Samaranch was unable to attend a football match in his honour last night between Real Madrid and Lausanne Sport, an occasion used by the city of Lausanne to inaugurate the newly renovated Samaranch Stadium.

''He won't go to the match tonight,'' Carrard said before the game ''He is still too tired. It is too hot. There's a storm brewing. He just got out of hospital, and there would be too much pressure from the media.

"He really wanted to go but his doctors said, 'You never listen to us, you always do too much.' So he is listening to the cautious advice of his doctors for a change.''

The refurbished stadium – formerly called Stade de Vidy – is close to IOC headquarters. Samaranch was represented by his son Juan Antonio Samaranch Jr.

Samaranch also missed last week's key ceremony in Lausanne when Belgium's Jacques Rogge officially took over as IOC president. After his 21 years in charge, Samaranch was appointed IOC honorary life president.

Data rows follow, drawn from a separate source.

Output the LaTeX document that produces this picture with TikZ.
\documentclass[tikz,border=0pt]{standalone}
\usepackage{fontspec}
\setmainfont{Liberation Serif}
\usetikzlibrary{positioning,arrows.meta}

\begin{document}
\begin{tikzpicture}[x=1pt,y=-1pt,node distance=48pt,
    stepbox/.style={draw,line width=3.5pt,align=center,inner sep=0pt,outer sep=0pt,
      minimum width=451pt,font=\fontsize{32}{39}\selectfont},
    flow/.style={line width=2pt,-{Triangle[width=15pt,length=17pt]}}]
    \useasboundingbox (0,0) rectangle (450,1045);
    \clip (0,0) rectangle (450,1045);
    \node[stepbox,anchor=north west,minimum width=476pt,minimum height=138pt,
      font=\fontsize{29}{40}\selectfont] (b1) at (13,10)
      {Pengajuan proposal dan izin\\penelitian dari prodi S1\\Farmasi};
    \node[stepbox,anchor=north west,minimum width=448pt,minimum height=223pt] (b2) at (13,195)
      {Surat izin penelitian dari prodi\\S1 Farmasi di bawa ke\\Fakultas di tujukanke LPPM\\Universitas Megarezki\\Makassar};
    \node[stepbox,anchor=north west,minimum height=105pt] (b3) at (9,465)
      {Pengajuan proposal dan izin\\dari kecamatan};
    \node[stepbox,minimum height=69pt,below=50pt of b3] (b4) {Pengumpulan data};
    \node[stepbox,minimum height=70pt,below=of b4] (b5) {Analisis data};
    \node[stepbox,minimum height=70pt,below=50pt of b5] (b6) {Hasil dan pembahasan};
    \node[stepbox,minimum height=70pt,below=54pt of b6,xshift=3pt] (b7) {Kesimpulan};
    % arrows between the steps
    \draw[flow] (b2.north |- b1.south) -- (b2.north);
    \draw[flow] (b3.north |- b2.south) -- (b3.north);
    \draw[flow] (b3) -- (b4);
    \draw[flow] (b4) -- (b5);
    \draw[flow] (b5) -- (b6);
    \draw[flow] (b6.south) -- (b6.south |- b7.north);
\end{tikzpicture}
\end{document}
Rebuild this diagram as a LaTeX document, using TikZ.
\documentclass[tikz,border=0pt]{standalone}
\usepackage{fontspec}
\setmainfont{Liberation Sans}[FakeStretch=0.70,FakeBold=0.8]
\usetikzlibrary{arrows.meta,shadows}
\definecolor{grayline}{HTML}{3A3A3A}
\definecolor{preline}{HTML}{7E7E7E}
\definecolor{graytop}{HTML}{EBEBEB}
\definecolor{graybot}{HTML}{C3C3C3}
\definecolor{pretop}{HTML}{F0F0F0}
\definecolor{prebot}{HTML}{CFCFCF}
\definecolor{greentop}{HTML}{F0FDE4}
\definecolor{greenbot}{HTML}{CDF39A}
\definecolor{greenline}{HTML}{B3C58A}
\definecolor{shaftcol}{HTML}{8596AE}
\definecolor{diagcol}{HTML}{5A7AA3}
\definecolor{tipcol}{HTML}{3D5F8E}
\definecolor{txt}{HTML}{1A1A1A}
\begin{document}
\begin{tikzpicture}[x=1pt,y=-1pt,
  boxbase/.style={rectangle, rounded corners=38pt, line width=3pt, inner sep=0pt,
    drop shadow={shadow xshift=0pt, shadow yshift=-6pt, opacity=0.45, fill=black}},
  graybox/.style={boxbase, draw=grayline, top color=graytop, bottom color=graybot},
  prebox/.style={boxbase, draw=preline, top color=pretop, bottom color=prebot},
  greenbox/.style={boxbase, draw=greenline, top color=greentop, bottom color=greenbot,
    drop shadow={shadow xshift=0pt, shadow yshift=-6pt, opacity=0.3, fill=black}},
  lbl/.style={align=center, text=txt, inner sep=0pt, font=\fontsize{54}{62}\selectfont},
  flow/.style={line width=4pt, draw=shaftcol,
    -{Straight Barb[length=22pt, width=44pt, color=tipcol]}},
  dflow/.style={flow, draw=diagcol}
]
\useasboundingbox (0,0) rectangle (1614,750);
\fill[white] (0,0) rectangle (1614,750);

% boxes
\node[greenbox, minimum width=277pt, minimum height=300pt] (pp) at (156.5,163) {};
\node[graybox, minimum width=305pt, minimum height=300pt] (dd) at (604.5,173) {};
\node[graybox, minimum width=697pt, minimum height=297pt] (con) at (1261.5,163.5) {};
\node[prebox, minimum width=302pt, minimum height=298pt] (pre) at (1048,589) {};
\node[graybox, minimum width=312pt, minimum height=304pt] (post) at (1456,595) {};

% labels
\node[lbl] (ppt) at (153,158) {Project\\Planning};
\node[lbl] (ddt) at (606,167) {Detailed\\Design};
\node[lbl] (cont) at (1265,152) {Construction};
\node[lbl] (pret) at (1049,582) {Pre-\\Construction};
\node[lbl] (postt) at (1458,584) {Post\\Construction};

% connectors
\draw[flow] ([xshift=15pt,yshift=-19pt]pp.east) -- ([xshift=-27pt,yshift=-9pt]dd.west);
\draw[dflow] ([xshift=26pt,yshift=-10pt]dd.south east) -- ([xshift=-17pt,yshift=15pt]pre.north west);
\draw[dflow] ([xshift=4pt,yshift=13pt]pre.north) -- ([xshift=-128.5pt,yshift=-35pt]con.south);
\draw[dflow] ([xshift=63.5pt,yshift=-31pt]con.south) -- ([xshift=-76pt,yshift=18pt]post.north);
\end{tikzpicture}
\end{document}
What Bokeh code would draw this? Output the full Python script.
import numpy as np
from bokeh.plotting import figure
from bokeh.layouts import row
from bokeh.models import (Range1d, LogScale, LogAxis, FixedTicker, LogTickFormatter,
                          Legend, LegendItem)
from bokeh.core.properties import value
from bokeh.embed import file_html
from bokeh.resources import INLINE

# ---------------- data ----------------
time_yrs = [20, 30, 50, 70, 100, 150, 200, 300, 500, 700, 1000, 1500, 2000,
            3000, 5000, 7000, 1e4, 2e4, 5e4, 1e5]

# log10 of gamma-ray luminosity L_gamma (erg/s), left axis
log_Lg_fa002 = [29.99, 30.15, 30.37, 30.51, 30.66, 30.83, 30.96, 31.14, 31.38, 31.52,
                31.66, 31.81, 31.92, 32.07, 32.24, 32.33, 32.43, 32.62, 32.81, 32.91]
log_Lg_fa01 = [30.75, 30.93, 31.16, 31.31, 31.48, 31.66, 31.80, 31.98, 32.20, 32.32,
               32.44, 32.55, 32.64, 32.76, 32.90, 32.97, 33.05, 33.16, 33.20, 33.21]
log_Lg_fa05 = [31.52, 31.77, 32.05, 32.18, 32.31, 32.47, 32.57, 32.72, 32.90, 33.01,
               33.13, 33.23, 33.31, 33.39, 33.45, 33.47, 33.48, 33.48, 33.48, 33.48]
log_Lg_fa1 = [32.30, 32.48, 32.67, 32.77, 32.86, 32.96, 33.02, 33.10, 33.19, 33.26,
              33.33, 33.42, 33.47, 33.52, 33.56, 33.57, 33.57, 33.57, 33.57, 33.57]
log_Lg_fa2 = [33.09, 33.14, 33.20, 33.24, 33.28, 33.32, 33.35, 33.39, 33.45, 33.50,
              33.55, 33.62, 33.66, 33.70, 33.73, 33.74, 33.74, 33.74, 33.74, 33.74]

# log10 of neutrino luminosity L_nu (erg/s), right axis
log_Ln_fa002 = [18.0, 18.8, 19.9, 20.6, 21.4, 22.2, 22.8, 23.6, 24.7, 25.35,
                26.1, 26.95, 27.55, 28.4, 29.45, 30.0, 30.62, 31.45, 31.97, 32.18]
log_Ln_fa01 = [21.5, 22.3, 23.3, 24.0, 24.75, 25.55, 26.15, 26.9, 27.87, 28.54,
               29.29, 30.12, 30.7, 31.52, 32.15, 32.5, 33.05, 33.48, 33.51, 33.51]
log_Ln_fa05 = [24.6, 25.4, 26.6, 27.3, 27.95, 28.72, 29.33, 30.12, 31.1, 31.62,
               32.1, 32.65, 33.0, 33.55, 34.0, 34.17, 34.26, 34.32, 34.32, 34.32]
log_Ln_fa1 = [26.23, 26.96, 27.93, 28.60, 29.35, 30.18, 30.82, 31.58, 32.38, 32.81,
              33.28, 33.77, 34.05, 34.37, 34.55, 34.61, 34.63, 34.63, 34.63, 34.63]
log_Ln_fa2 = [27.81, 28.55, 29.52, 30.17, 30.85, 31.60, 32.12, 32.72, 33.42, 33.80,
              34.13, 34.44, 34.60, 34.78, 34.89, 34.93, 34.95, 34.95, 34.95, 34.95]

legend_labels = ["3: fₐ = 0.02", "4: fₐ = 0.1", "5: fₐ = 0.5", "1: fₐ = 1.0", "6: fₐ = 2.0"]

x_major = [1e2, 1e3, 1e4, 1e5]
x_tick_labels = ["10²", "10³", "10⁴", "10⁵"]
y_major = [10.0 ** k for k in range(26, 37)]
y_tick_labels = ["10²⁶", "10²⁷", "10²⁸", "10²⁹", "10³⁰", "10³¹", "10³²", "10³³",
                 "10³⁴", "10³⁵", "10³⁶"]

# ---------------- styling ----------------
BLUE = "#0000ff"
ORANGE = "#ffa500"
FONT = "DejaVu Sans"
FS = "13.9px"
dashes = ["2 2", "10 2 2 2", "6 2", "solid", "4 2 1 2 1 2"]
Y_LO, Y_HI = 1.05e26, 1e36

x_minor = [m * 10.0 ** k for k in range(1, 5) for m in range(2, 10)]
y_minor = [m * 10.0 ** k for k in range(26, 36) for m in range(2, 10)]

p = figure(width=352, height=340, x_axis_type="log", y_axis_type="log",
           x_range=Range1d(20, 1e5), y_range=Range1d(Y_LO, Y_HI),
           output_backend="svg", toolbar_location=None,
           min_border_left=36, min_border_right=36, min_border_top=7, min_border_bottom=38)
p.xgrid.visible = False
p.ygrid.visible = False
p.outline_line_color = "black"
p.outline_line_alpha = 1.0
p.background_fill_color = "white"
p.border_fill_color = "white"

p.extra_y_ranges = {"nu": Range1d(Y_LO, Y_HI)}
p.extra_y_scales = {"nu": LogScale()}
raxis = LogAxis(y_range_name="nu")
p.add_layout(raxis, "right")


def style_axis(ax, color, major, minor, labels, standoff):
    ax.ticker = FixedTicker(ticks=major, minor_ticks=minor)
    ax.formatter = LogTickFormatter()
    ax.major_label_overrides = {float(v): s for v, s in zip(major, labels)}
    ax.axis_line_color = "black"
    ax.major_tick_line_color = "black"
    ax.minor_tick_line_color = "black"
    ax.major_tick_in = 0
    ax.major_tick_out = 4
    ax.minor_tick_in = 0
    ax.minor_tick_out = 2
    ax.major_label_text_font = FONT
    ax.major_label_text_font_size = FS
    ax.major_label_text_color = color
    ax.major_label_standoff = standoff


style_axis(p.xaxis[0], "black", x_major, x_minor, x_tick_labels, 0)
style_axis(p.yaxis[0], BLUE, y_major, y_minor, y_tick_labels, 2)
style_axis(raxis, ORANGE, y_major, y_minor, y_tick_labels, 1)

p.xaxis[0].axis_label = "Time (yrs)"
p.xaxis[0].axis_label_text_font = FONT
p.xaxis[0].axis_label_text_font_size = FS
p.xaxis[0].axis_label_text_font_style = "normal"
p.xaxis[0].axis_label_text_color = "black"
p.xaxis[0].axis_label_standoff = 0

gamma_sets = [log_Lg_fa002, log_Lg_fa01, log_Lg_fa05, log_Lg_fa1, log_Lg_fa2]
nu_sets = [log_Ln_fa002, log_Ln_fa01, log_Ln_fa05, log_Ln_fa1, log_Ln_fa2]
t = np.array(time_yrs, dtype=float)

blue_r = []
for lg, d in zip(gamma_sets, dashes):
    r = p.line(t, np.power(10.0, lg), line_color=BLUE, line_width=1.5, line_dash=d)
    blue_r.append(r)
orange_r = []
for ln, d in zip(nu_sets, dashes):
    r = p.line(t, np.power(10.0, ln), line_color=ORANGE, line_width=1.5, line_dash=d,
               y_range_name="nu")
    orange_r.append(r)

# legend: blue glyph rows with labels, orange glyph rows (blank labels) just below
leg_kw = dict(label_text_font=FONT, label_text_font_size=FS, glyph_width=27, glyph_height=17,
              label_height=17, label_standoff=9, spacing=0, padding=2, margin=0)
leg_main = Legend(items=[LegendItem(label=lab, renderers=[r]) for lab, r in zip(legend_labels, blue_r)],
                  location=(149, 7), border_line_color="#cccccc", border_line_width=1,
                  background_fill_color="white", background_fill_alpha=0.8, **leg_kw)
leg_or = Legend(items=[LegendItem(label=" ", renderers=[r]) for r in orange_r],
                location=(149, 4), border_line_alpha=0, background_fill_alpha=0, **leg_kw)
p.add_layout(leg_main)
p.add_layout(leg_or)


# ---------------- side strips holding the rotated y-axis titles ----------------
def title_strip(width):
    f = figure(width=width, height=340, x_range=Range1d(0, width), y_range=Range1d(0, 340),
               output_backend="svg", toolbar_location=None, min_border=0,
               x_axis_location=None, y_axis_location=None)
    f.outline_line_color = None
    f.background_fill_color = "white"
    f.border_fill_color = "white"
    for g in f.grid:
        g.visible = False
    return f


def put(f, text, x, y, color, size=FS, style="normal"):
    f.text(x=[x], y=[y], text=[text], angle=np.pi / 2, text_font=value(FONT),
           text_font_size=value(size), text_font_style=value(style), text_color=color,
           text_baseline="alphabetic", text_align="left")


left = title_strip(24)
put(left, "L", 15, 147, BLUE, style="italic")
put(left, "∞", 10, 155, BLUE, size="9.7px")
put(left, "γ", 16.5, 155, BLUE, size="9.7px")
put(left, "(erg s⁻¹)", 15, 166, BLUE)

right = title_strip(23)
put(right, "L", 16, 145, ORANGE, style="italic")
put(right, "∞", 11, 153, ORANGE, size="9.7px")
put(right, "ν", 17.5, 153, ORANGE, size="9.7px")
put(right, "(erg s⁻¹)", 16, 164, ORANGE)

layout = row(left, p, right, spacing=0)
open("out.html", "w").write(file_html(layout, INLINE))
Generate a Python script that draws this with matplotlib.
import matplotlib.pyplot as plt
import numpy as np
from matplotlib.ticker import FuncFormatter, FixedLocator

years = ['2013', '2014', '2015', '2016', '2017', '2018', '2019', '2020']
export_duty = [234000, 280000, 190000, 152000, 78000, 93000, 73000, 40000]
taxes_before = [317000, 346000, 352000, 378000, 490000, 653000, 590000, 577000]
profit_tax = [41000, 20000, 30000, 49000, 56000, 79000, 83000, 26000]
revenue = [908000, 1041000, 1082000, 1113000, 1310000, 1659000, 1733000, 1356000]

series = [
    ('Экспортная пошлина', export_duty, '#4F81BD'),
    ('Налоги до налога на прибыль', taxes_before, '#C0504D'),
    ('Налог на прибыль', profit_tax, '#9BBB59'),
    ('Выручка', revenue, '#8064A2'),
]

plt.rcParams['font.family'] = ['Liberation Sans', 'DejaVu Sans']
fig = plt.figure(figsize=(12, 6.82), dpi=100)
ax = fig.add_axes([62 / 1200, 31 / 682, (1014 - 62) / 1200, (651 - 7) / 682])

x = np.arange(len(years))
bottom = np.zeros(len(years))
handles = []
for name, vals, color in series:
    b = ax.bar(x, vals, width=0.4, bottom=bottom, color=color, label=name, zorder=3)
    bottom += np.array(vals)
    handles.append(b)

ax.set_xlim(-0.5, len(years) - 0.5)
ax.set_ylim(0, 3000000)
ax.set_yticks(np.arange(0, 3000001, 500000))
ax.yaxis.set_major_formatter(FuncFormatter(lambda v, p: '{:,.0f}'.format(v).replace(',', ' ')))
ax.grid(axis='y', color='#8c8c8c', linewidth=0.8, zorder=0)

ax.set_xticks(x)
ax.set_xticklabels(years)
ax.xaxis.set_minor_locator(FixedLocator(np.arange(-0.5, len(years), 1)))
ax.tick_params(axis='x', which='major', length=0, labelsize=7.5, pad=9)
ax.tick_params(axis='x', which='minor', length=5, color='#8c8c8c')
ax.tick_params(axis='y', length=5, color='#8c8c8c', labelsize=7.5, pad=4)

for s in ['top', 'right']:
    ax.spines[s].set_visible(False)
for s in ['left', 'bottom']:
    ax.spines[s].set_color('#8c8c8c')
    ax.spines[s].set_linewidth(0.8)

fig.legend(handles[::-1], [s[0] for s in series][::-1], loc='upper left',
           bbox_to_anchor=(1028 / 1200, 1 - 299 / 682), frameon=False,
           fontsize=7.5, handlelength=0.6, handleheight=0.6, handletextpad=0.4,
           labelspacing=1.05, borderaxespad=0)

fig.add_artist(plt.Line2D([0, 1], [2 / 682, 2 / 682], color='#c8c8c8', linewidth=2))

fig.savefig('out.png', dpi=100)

* A rock music promoter has won a $729,000 (£520,000) contract to provide 14 hours of entertainment each day during the Winter Olympics next year in Salt Lake City. ''This is going to be the festive face of Utah,'' the United Concerts vice-president, Dave McKay, said. "It's a party not only for Olympic visitors, but the people who live here as well.'' Attractions will include mimes, visual artists, choirs and a giant beer tent.